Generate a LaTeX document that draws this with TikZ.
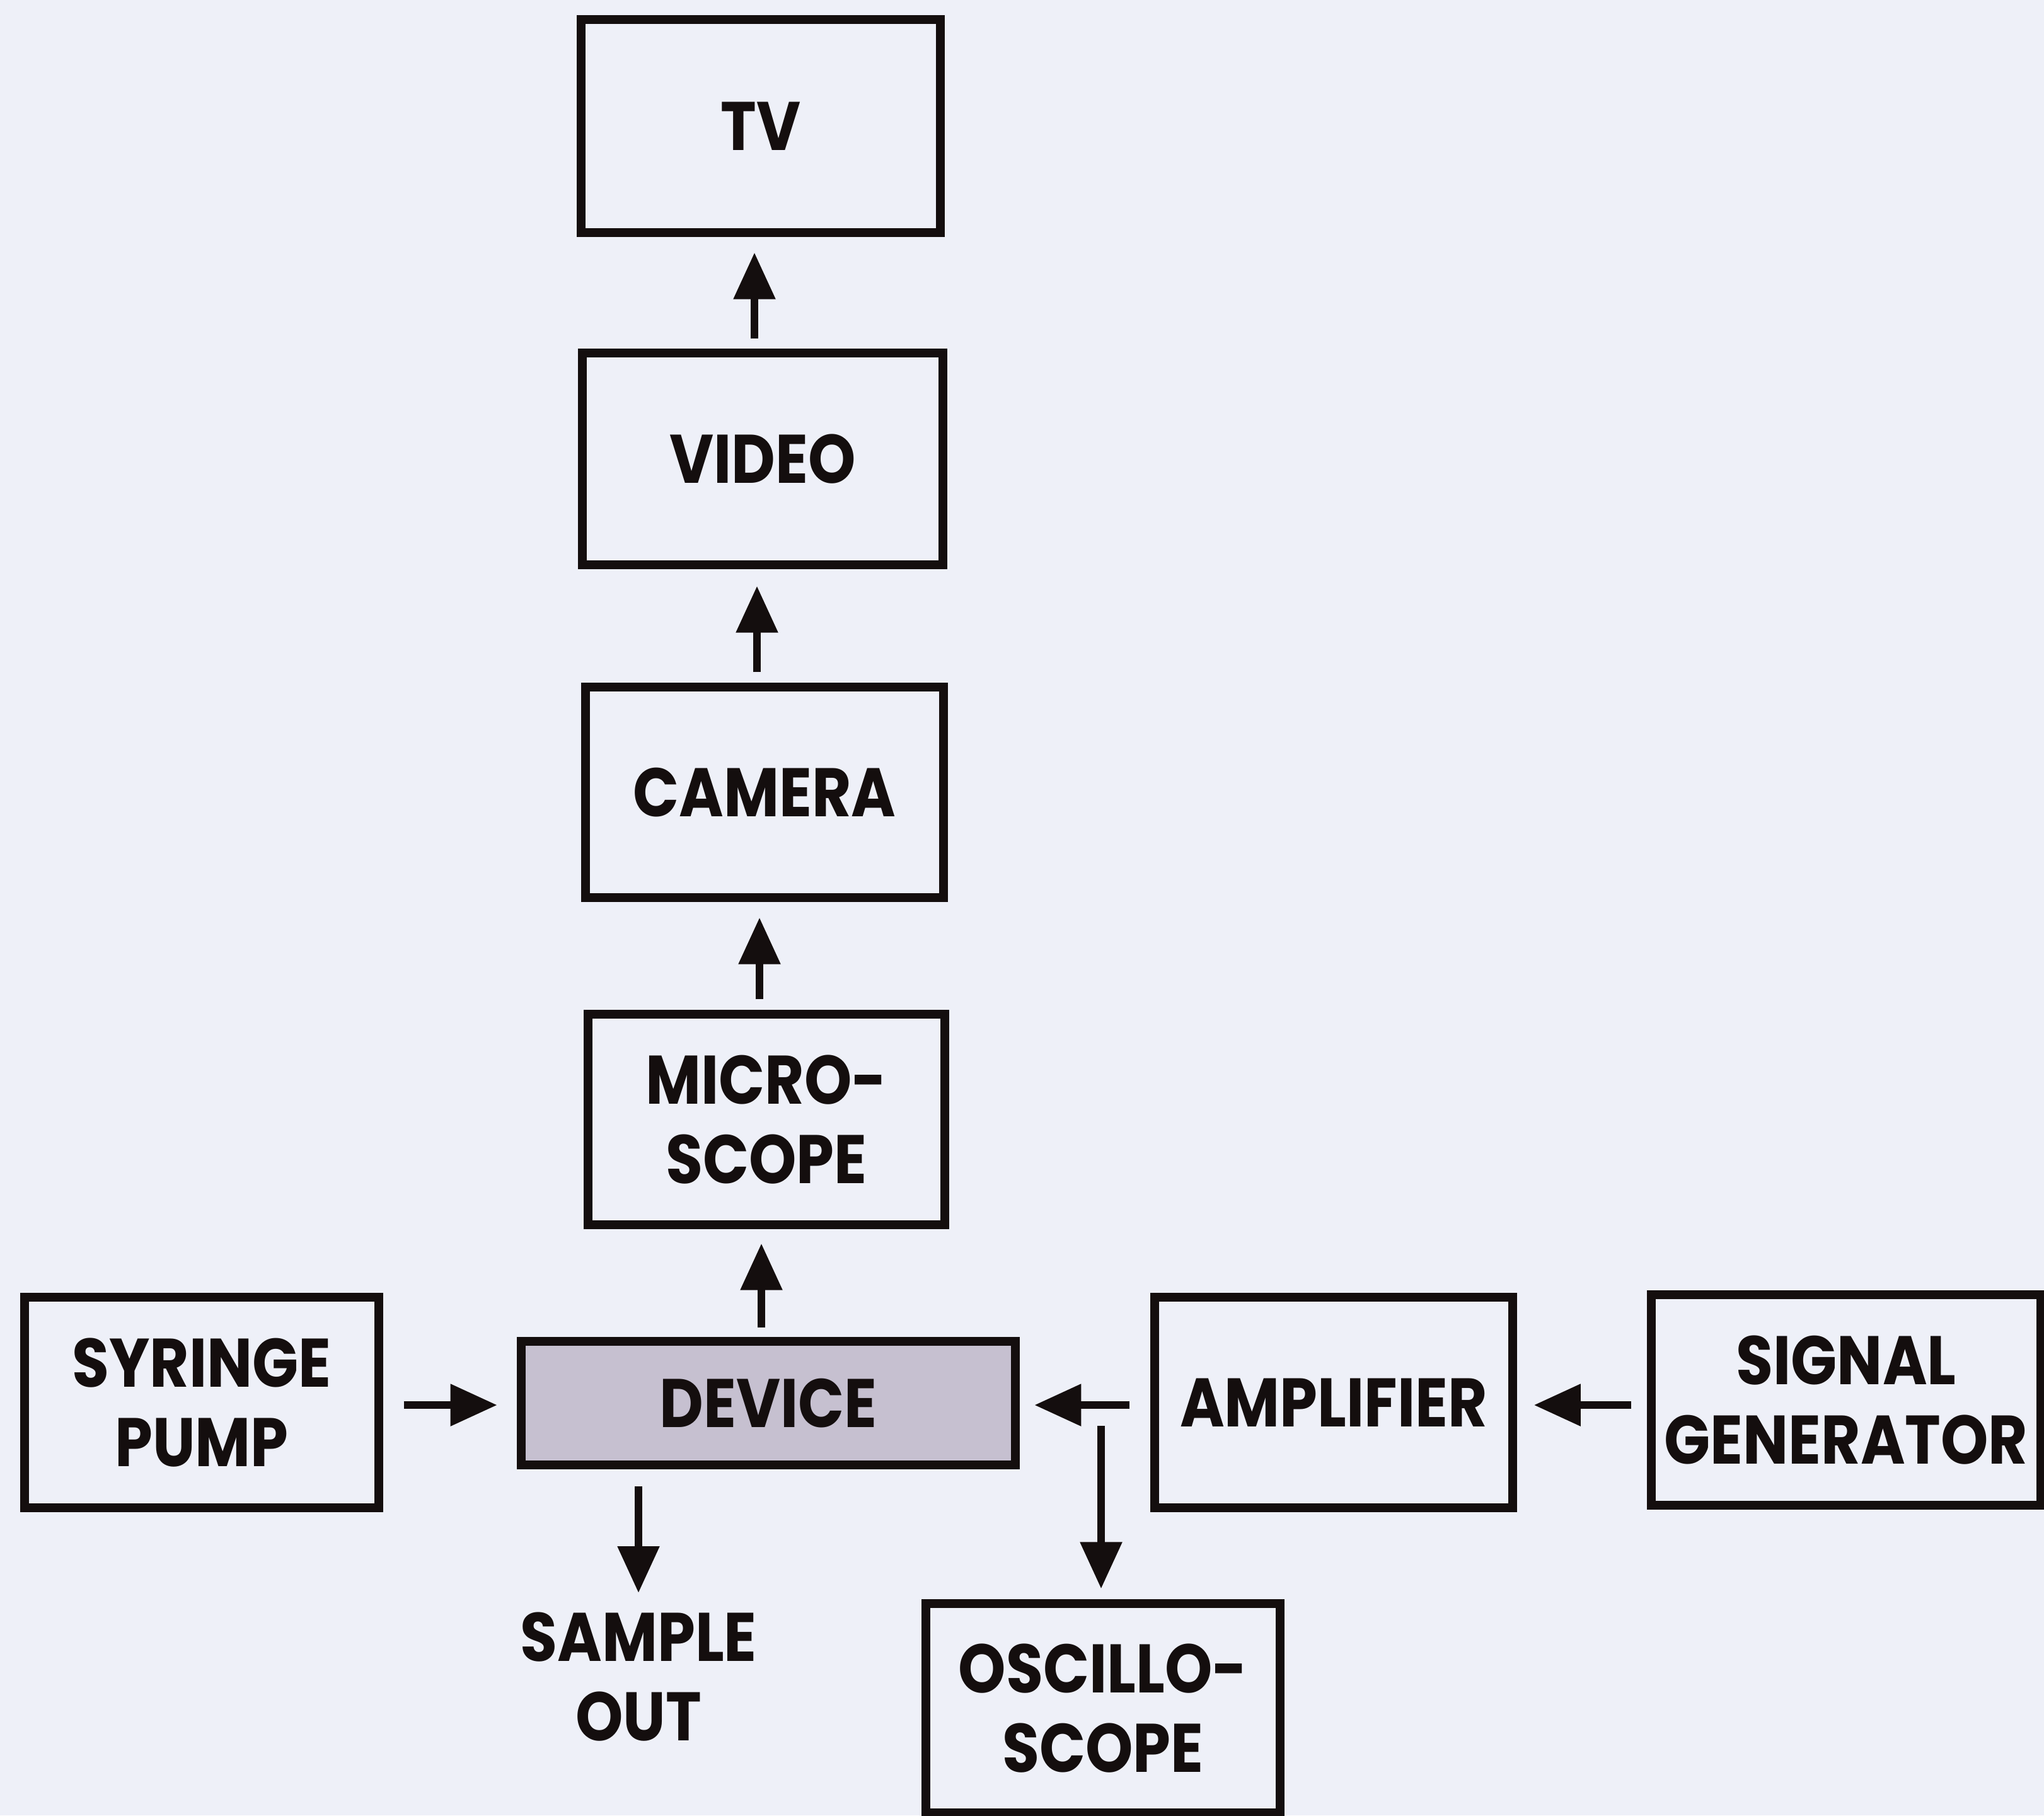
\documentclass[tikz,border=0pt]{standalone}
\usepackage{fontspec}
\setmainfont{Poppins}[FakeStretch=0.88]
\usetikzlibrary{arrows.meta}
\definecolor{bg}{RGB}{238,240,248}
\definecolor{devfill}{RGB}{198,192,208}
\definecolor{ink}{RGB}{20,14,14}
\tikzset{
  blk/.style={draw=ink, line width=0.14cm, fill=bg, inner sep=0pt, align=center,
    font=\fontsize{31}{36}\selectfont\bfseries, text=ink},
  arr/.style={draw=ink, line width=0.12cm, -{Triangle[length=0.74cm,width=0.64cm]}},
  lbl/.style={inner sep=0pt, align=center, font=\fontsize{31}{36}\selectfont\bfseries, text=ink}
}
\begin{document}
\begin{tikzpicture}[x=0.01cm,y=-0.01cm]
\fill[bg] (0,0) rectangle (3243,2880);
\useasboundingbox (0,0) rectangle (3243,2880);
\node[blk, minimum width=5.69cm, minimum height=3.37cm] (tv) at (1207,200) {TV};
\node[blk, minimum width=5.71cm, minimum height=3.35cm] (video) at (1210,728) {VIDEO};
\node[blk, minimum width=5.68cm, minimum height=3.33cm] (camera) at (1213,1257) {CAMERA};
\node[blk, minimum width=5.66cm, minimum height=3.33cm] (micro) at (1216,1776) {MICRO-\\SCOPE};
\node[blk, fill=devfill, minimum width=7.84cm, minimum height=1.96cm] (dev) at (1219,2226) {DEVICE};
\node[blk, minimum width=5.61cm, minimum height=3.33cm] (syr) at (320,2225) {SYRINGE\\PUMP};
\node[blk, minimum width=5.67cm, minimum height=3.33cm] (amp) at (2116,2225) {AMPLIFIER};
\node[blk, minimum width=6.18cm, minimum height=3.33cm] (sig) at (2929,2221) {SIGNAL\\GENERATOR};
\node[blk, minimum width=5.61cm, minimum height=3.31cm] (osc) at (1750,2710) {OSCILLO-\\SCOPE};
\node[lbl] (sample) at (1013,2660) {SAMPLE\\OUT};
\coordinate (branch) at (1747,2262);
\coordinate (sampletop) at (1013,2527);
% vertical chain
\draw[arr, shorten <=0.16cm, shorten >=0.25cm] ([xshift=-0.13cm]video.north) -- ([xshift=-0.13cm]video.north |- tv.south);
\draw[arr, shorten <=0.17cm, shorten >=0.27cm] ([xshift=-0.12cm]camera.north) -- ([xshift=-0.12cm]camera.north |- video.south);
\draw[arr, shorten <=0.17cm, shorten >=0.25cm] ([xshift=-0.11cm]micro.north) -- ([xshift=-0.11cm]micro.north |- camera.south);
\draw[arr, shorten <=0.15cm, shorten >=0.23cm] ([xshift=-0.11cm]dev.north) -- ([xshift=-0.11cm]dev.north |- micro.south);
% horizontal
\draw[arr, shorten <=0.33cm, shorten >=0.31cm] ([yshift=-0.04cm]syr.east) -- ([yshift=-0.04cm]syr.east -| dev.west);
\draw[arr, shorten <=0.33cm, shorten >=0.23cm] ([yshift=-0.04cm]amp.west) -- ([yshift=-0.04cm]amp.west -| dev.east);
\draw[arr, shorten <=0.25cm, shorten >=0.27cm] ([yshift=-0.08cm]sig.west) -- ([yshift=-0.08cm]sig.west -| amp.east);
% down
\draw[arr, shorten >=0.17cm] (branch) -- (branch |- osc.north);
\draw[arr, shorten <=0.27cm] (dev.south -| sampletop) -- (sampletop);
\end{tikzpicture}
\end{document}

### WORK TO COMPLETE:
Output all of the data exactly as it stands, minus any images.

### OUTPUT BELOW:
Generate a LaTeX document that draws this with TikZ.
\documentclass[tikz,border=0pt]{standalone}
\usepackage{fontspec}
\setmainfont{Poppins}[FakeStretch=0.88]
\usetikzlibrary{arrows.meta}
\definecolor{bg}{RGB}{238,240,248}
\definecolor{devfill}{RGB}{198,192,208}
\definecolor{ink}{RGB}{20,14,14}
\tikzset{
  blk/.style={draw=ink, line width=0.14cm, fill=bg, inner sep=0pt, align=center,
    font=\fontsize{31}{36}\selectfont\bfseries, text=ink},
  arr/.style={draw=ink, line width=0.12cm, -{Triangle[length=0.74cm,width=0.64cm]}},
  lbl/.style={inner sep=0pt, align=center, font=\fontsize{31}{36}\selectfont\bfseries, text=ink}
}
\begin{document}
\begin{tikzpicture}[x=0.01cm,y=-0.01cm]
\fill[bg] (0,0) rectangle (3243,2880);
\useasboundingbox (0,0) rectangle (3243,2880);
\node[blk, minimum width=5.69cm, minimum height=3.37cm] (tv) at (1207,200) {TV};
\node[blk, minimum width=5.71cm, minimum height=3.35cm] (video) at (1210,728) {VIDEO};
\node[blk, minimum width=5.68cm, minimum height=3.33cm] (camera) at (1213,1257) {CAMERA};
\node[blk, minimum width=5.66cm, minimum height=3.33cm] (micro) at (1216,1776) {MICRO-\\SCOPE};
\node[blk, fill=devfill, minimum width=7.84cm, minimum height=1.96cm] (dev) at (1219,2226) {DEVICE};
\node[blk, minimum width=5.61cm, minimum height=3.33cm] (syr) at (320,2225) {SYRINGE\\PUMP};
\node[blk, minimum width=5.67cm, minimum height=3.33cm] (amp) at (2116,2225) {AMPLIFIER};
\node[blk, minimum width=6.18cm, minimum height=3.33cm] (sig) at (2929,2221) {SIGNAL\\GENERATOR};
\node[blk, minimum width=5.61cm, minimum height=3.31cm] (osc) at (1750,2710) {OSCILLO-\\SCOPE};
\node[lbl] (sample) at (1013,2660) {SAMPLE\\OUT};
\coordinate (branch) at (1747,2262);
\coordinate (sampletop) at (1013,2527);
% vertical chain
\draw[arr, shorten <=0.16cm, shorten >=0.25cm] ([xshift=-0.13cm]video.north) -- ([xshift=-0.13cm]video.north |- tv.south);
\draw[arr, shorten <=0.17cm, shorten >=0.27cm] ([xshift=-0.12cm]camera.north) -- ([xshift=-0.12cm]camera.north |- video.south);
\draw[arr, shorten <=0.17cm, shorten >=0.25cm] ([xshift=-0.11cm]micro.north) -- ([xshift=-0.11cm]micro.north |- camera.south);
\draw[arr, shorten <=0.15cm, shorten >=0.23cm] ([xshift=-0.11cm]dev.north) -- ([xshift=-0.11cm]dev.north |- micro.south);
% horizontal
\draw[arr, shorten <=0.33cm, shorten >=0.31cm] ([yshift=-0.04cm]syr.east) -- ([yshift=-0.04cm]syr.east -| dev.west);
\draw[arr, shorten <=0.33cm, shorten >=0.23cm] ([yshift=-0.04cm]amp.west) -- ([yshift=-0.04cm]amp.west -| dev.east);
\draw[arr, shorten <=0.25cm, shorten >=0.27cm] ([yshift=-0.08cm]sig.west) -- ([yshift=-0.08cm]sig.west -| amp.east);
% down
\draw[arr, shorten >=0.17cm] (branch) -- (branch |- osc.north);
\draw[arr, shorten <=0.27cm] (dev.south -| sampletop) -- (sampletop);
\end{tikzpicture}
\end{document}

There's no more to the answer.